KARACHI: Eminent art practitioners took part in a discussion on the topic ‘The art as city, the city as art — changing spaces’ organised by the Karachi Biennale at T2F on Saturday evening.

Responding to the first question put to the participants by moderator Gulraiz Khan about their experience of creating art in public space, artist and head of the department of visual studies, University of Karachi, Durriya Kazi said in 1994 she arranged a moving art gallery which travelled across the country. She said the idea grew out of discussions with students that why art galleries were centred on a specific area despite the fact that we were a people with a strong tradition of visual art, craft and poetry. She said it was a conundrum.

She said they looked around various sites and selected a truck because it used paint, brush and images that an artist would. She said it was converted into an art gallery and both students and established artists worked on it. She said it went to all over Pakistan because they thought people would respond. She said contrary to the notion that the concept was about truck art, it was actually about the audiences. She said it was an interesting exercise. She said the moment the artists started to get a response, they found a common language.

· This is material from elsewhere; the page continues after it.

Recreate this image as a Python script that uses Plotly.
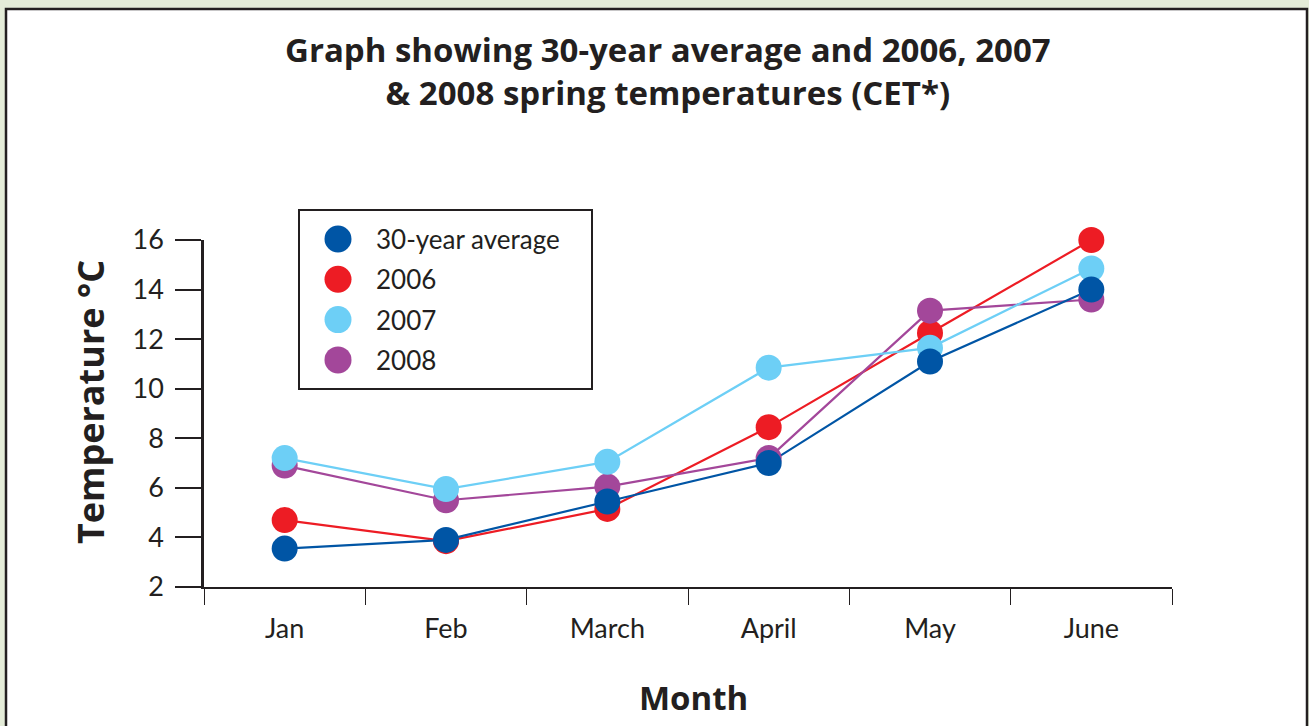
import plotly.graph_objects as go

# ---- data ----
months = ["Jan", "Feb", "March", "April", "May", "June"]
avg_30yr = [3.55, 3.9, 5.45, 7.0, 11.1, 14.0]
t2006 = [4.7, 3.85, 5.15, 8.45, 12.25, 16.0]
t2007 = [7.2, 5.95, 7.05, 10.85, 11.65, 14.85]
t2008 = [6.9, 5.5, 6.05, 7.2, 13.15, 13.6]
series_names = ["30-year average", "2006", "2007", "2008"]
y_ticks = [2, 4, 6, 8, 10, 12, 14, 16]

colors = {
    "30-year average": "#0055a5",
    "2006": "#ed1c24",
    "2007": "#6dcff6",
    "2008": "#a3479a",
}
values = {
    "30-year average": avg_30yr,
    "2006": t2006,
    "2007": t2007,
    "2008": t2008,
}
draw_order = ["2006", "2008", "2007", "30-year average"]

TXT = "#231f20"
FONT = "Lato"
BOLD_FONT = "Open Sans"

fig = go.Figure()

# lines first
for name in draw_order:
    fig.add_trace(go.Scatter(
        x=months, y=values[name], mode="lines", name=name,
        line=dict(color=colors[name], width=2.2),
        showlegend=False, cliponaxis=False, hoverinfo="skip",
    ))
# markers on top
for name in draw_order:
    fig.add_trace(go.Scatter(
        x=months, y=values[name], mode="markers", name=name,
        marker=dict(color=colors[name], size=26, line=dict(width=0)),
        showlegend=False, cliponaxis=False,
    ))

# plot area in pixels: x 204..1172, y 240..587
L, R, T, B = 204, 137, 240, 139
W, H = 1309, 726
pw, ph = W - L - R, H - T - B


def px_x(px):
    return (px - L) / pw


def px_y(py):
    return (H - B - py) / ph


shapes = []
# white panel with dark frame
shapes.append(dict(type="rect", xref="paper", yref="paper",
                   x0=px_x(6), x1=px_x(1307), y0=px_y(760), y1=px_y(9),
                   fillcolor="white", line=dict(color=TXT, width=2.5),
                   layer="below"))
# custom legend box
shapes.append(dict(type="rect", xref="paper", yref="paper",
                   x0=px_x(299), x1=px_x(592), y0=px_y(389), y1=px_y(210),
                   fillcolor="white", line=dict(color=TXT, width=2),
                   layer="above"))
annotations = []
for i, name in enumerate(series_names):
    cy = px_y(239 + i * 40.3)
    shapes.append(dict(type="circle", xref="paper", yref="paper",
                       xsizemode="pixel", ysizemode="pixel",
                       xanchor=px_x(338), yanchor=cy,
                       x0=-13.5, x1=13.5, y0=-13.5, y1=13.5,
                       fillcolor=colors[name], line=dict(width=0),
                       layer="above"))
    annotations.append(dict(xref="paper", yref="paper", x=px_x(374), y=cy,
                            xanchor="left", yanchor="middle", showarrow=False,
                            text=name, font=dict(family=FONT, size=26, color=TXT)))

# title
annotations.append(dict(
    xref="paper", yref="paper", x=px_x(668), y=px_y(71),
    xanchor="center", yanchor="middle", showarrow=False,
    text="<b>Graph showing 30-year average and 2006, 2007<br>&amp; 2008 spring temperatures (CET*)</b>",
    font=dict(family=BOLD_FONT, size=33, color=TXT), align="center"))
# y axis title
annotations.append(dict(
    xref="paper", yref="paper", x=px_x(90), y=px_y(402),
    xanchor="center", yanchor="middle", showarrow=False, textangle=-90,
    text="<b>Temperature °C</b>", font=dict(family=BOLD_FONT, size=36, color=TXT)))
# x axis title
annotations.append(dict(
    xref="paper", yref="paper", x=px_x(693), y=px_y(697),
    xanchor="center", yanchor="middle", showarrow=False,
    text="<b>Month</b>", font=dict(family=BOLD_FONT, size=33, color=TXT)))

fig.update_layout(
    width=W, height=H,
    margin=dict(l=L, r=R, t=T, b=B, autoexpand=False),
    paper_bgcolor="#e4ecd8",
    plot_bgcolor="rgba(0,0,0,0)",
    showlegend=False,
    shapes=shapes,
    annotations=annotations,
    font=dict(family=FONT, color=TXT),
)
fig.update_xaxes(
    type="category", categoryorder="array", categoryarray=months,
    range=[-0.5, len(months) - 0.5],
    showline=True, linecolor=TXT, linewidth=2,
    ticks="outside", tickson="boundaries", ticklen=16, tickwidth=1.2,
    tickcolor=TXT, showgrid=False, zeroline=False,
    tickfont=dict(family=FONT, size=27, color=TXT),
    ticklabelstandoff=17,
)
fig.update_yaxes(
    range=[2, 16], tickvals=y_ticks,
    showline=True, linecolor=TXT, linewidth=2.5,
    ticks="outside", ticklen=26, tickwidth=1.5, tickcolor=TXT,
    showgrid=False, zeroline=False,
    tickfont=dict(family=FONT, size=27, color=TXT),
    ticklabelstandoff=6,
)

fig.write_html(
    "out.html",
    config={"displayModeBar": False},
    post_script="document.body.style.margin='0';document.body.style.overflow='hidden';",
)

Artist Shahana Rajani said her art practice emerged by working in public spaces. She said after coming back from college, she joined the Karachi School of Art as curator. She said the experience of working in a gallery for one and a half years resulted in the compulsion to move away from it. She said she quit and moved towards public spaces. She said the phrase public space was a fluid one because a public space brought people together to engage in critical debate and discussion. In that context she mentioned working with a German artist on an audio walk project at the Quaid’s mausoleum.

Artist Zahra Malkani said she agreed with Ms Rajani that the definition of pubic space was fluid. She said a lot of work that she’d done in Karachi was collaborative. She said the experience of working in public spaces was haunted by disparities of gender, class and ethnicity. She said those things became heightened when you worked in such spaces.

Sculptor Abdul Jabbar Gull said he used to do public art way before he went to an art college. He said he painted cinema hoardings and did graffiti. He said he knew what public art meant to an ordinary person and to someone related to the field of art. He also talked about a mural that he made at the State Bank.

Replying to the question on the difference between public and private art, Mr Gull said it was hard to differentiate. He said the chaos that he found in Karachi inspired him to create. He said he had been working for the past 25 years and people from all spheres of life visited his studio.

Sharing her experience of working at Frere Hall and her interaction with the public there, Ms Kazi said you (artist) needed to engage with the people.

Ms Rajani said there were perceptions like public spaces had vanished and that there was so much violence in the city. She said the city was 100 per cent alive with all sorts of public spaces.

Ms Malkani said the reclamation narrative was painful because there was this idea that public art was charitable and democratic. She said sometimes it was the opposite as a lot of public art projects got funding.

Mr Gull said you couldn’t get away from the influence of someone if you were being funded by them. He said if you were asked to wear a pair of glasses (chashma) of a certain shade, you would start seeing the world through those glasses. He said: “We have so many chashmas.”